[SHORT EXERCISE] Return exactly, please, the lines that run from the line with "Give me the matplotlib source for this chart." to the line with "plt.rcParams['font.family'] = ['Liberation", ends included, and omit all pictures.

[Items from a data source]
>> Start
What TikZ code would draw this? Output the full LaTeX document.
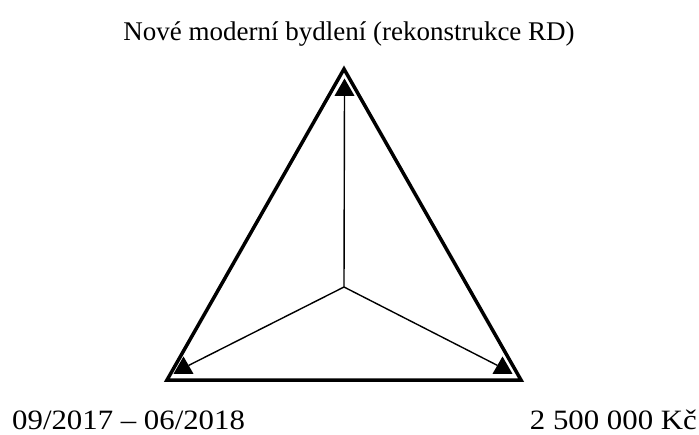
\documentclass[tikz,border=0pt]{standalone}
\usepackage{fontspec}
\setmainfont{Liberation Serif}
\usepackage{tikz}
\usetikzlibrary{shapes.geometric}

\begin{document}
\begin{tikzpicture}[
    x=1pt, y=-1pt,
    outline/.style={draw, line width=3.5pt, line join=miter},
    spoke/.style={draw, line width=1.4pt},
    marker/.style={regular polygon, regular polygon sides=3, fill=black, minimum size=23pt, inner sep=0pt, outer sep=0pt},
    title/.style={font=\fontsize{27}{32}\selectfont, inner sep=0pt},
    label/.style={font=\fontsize{28}{32}\selectfont, inner sep=0pt},
]
    \useasboundingbox (0,0) rectangle (699,434);

    % corners of the triangle
    \coordinate (apex) at (344,69);
    \coordinate (left) at (167,380);
    \coordinate (right) at (521,380);
    \coordinate (mid) at (344,287);

    \draw[outline] (apex) -- (left) -- (right) -- cycle;

    \node[marker] (top) at (344.5,90) {};
    \node[marker] (bl) at (183.5,368) {};
    \node[marker] (br) at (502.5,368) {};

    \draw[spoke] (mid) -- (top);
    \draw[spoke] (mid) -- (bl);
    \draw[spoke] (mid) -- (br);

    \node[title, anchor=base] (goal) at (349,40) {Nové moderní bydlení (rekonstrukce RD)};
    \node[label, anchor=base west] (time) at (12,429) {\scalebox{1.1}[1]{09/2017 – 06/2018}};
    \node[label, anchor=base east] (cost) at (697,429) {\scalebox{1.1}[1]{2 500 000 Kč}};
\end{tikzpicture}
\end{document}
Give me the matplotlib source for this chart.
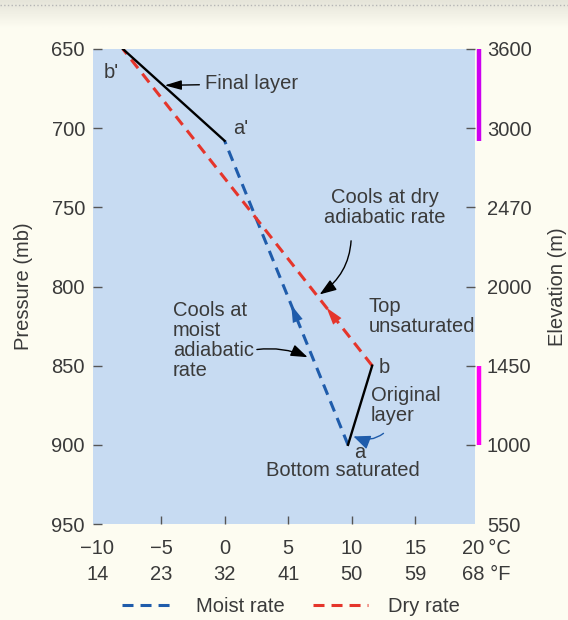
import numpy as np
import matplotlib
matplotlib.use("Agg")
import matplotlib.pyplot as plt
from matplotlib.lines import Line2D
from matplotlib.transforms import blended_transform_factory, offset_copy

plt.rcParams['font.family'] = ['Liberation Sans', 'DejaVu Sans']

# layer end points: temperature (°C), pressure (mb)
moist_temp = [9.7, 0.0]      # a -> a'
moist_pres = [900, 708]
dry_temp = [11.6, -8.0]      # b -> b'
dry_pres = [850, 650]
orig_temp = [9.7, 11.6]      # a -> b  (original layer)
orig_pres = [900, 850]
final_temp = [0.0, -8.0]     # a' -> b' (final layer)
final_pres = [708, 650]

pres_ticks = [650, 700, 750, 800, 850, 900, 950]
elev_labels = ['3600', '3000', '2470', '2000', '1450', '1000', '550']
temp_c = [-10, -5, 0, 5, 10, 15, 20]
temp_f = [14, 23, 32, 41, 50, 59, 68]

TEXT = '#3a3a3a'
BLUE = '#1f5cab'
RED = '#e5352b'
BG = '#c7dbf2'
FS = 14.5
LS = 1.08
DASH = (0, (3.6, 2.3))


def t_at(temp, pres, p):
    # temperature on a straight segment at pressure p
    order = np.argsort(pres)
    return float(np.interp(p, np.array(pres)[order], np.array(temp)[order]))


fig = plt.figure(figsize=(5.68, 6.2), dpi=100, facecolor='#fdfcf1')

# grey band at the very top
top = fig.add_axes([0, 0.955, 1, 0.045])
top.imshow(np.linspace(0, 1, 20).reshape(-1, 1), aspect='auto', cmap=matplotlib.colors.LinearSegmentedColormap.from_list('g', ['#e6e5da', '#fdfcf1']), extent=[0, 1, 0, 1])
top.axis('off')
fig.add_artist(Line2D([0, 1], [0.992, 0.992], color='#b5b5b5', lw=1, ls=':'))

ax = fig.add_axes([0.1637, 0.1548, 0.6725, 0.7662])
ax.set_facecolor(BG)
for s in ax.spines.values():
    s.set_visible(False)
ax.set_xlim(-10.35, 19.68)
ax.set_ylim(950, 650)

# lines
ax.plot(moist_temp, moist_pres, color=BLUE, lw=2.2, ls=DASH, solid_capstyle='butt')
ax.plot(dry_temp, dry_pres, color=RED, lw=2.2, ls=DASH)
ax.plot(orig_temp, orig_pres, color='black', lw=1.7)
ax.plot(final_temp, final_pres, color='black', lw=1.7)

# direction arrowheads on the dashed lines
for temp, pres, p, c in [(moist_temp, moist_pres, 810, BLUE), (dry_temp, dry_pres, 812, RED)]:
    ax.annotate('', xy=(t_at(temp, pres, p), p), xytext=(t_at(temp, pres, p + 4), p + 4),
                arrowprops=dict(arrowstyle='-|>,head_length=1.25,head_width=0.38', color=c,
                                mutation_scale=10, lw=0))

# axes ticks
ax.set_yticks(pres_ticks)
ax.set_yticklabels([str(p) for p in pres_ticks])
ax.tick_params(axis='y', direction='in', length=6.5, width=1, color='#555555',
               labelsize=FS, labelcolor=TEXT, pad=5.8)
ax.set_xticks(temp_c[1:-1])
ax.set_xticklabels([])
ax.tick_params(axis='x', direction='in', length=6, width=1, color='#555555')
for t in ax.yaxis.get_major_ticks():
    if t.get_loc() == 950:
        t.tick1line.set_visible(False)
ax.set_ylabel('Pressure (mb)', fontsize=FS, color=TEXT, labelpad=13)

ax2 = ax.twinx()
ax2.set_ylim(950, 650)
for s in ax2.spines.values():
    s.set_visible(False)
ax2.set_yticks(pres_ticks)
ax2.set_yticklabels(elev_labels)
ax2.tick_params(axis='y', direction='in', length=6.5, width=1, color='#555555',
                labelsize=FS, labelcolor=TEXT, pad=8.6)
for t in ax2.yaxis.get_major_ticks():
    if t.get_loc() == 950:
        t.tick2line.set_visible(False)
ax2.set_ylabel('Elevation (m)', fontsize=FS, color=TEXT, labelpad=12)

# magenta bars marking layer thickness
bt = blended_transform_factory(ax.transAxes, ax.transData)
ax.plot([1.011, 1.011], [final_pres[0], final_pres[1]], transform=bt, color='#cc00f0', lw=3.2,
        clip_on=False, solid_capstyle='butt')
ax.plot([1.011, 1.011], [orig_pres[0], orig_pres[1]], transform=bt, color='#ff00f5', lw=3.2,
        clip_on=False, solid_capstyle='butt')

# temperature labels (°C and °F rows)
xt = blended_transform_factory(ax.transData, ax.transAxes)
for i, (c, f) in enumerate(zip(temp_c, temp_f)):
    cl = ('%d' % c).replace('-', '\u2212')
    if i == len(temp_c) - 1:
        tr = offset_copy(xt, fig=fig, x=-17, y=0, units='dots')
        ax.text(c, -0.0505, cl + '\u2009°C', transform=tr, ha='left', va='center', fontsize=FS, color=TEXT)
        ax.text(c, -0.1053, '%d °F' % f, transform=tr, ha='left', va='center', fontsize=FS, color=TEXT)
    else:
        ax.text(c, -0.0505, cl, transform=xt, ha='center', va='center', fontsize=FS, color=TEXT)
        ax.text(c, -0.1053, '%d' % f, transform=xt, ha='center', va='center', fontsize=FS, color=TEXT)

# point labels
tk = dict(fontsize=FS, color=TEXT)
ax.text(-8.9, 665, "b'", ha='center', va='center', **tk)
ax.text(0.65, 700, "a'", ha='left', va='center', **tk)
ax.text(12.1, 851, 'b', ha='left', va='center', **tk)
ax.text(10.2, 905, 'a', ha='left', va='center', **tk)

# annotations
ax.annotate('Final layer', xy=(t_at(final_temp, final_pres, 673), 673), xytext=(-1.55, 672),
            ha='left', va='center', **tk,
            arrowprops=dict(arrowstyle='-|>,head_length=0.7,head_width=0.2', color='black', lw=1,
                            shrinkA=2, shrinkB=1))
ax.annotate('Cools at dry\nadiabatic rate', xy=(t_at(dry_temp, dry_pres, 806), 806), xytext=(12.6, 750),
            ha='center', va='center', linespacing=LS, **tk,
            arrowprops=dict(arrowstyle='-|>,head_length=0.7,head_width=0.25', color='black', lw=1,
                            connectionstyle='arc3,rad=-0.3', shrinkA=8, shrinkB=2,
                            relpos=(0.22, 0.0)))
ax.text(11.3, 819, 'Top\nunsaturated', ha='left', va='center', linespacing=LS, **tk)
ax.annotate('Original\nlayer', xy=(t_at(orig_temp, orig_pres, 894), 894), xytext=(11.5, 875),
            ha='left', va='center', linespacing=LS, **tk,
            arrowprops=dict(arrowstyle='-|>,head_length=0.7,head_width=0.3', color=BLUE, lw=1,
                            connectionstyle='arc3,rad=-0.4', shrinkA=6, shrinkB=2,
                            relpos=(0.3, 0.0)))
ax.text(9.3, 916, 'Bottom saturated', ha='center', va='center', **tk)
ax.annotate('Cools at\nmoist\nadiabatic\nrate', xy=(t_at(moist_temp, moist_pres, 845) - 0.3, 845),
            xytext=(-4.05, 834), ha='left', va='center', linespacing=LS, **tk,
            arrowprops=dict(arrowstyle='-|>,head_length=0.7,head_width=0.25', color='black', lw=1,
                            connectionstyle='arc3,rad=-0.15', shrinkA=0, shrinkB=1,
                            relpos=(1.0, 0.38)))

# legend
handles = [Line2D([], [], color=BLUE, lw=2.2, ls=DASH), Line2D([], [], color=RED, lw=2.2, ls=DASH)]
fig.legend(handles, ['Moist rate', 'Dry rate'], loc='center', bbox_to_anchor=(0.512, 0.021),
           ncol=2, frameon=False, fontsize=FS, handlelength=2.7, handletextpad=1.0,
           columnspacing=1.4, labelcolor=TEXT)

fig.savefig('out.png', dpi=100, facecolor=fig.get_facecolor())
>> End
[SOLUTION FOR THIS TASK]
Give me the matplotlib source for this chart.
import numpy as np
import matplotlib
matplotlib.use("Agg")
import matplotlib.pyplot as plt
from matplotlib.lines import Line2D
from matplotlib.transforms import blended_transform_factory, offset_copy

plt.rcParams['font.family'] = ['Liberation Sans', 'DejaVu Sans']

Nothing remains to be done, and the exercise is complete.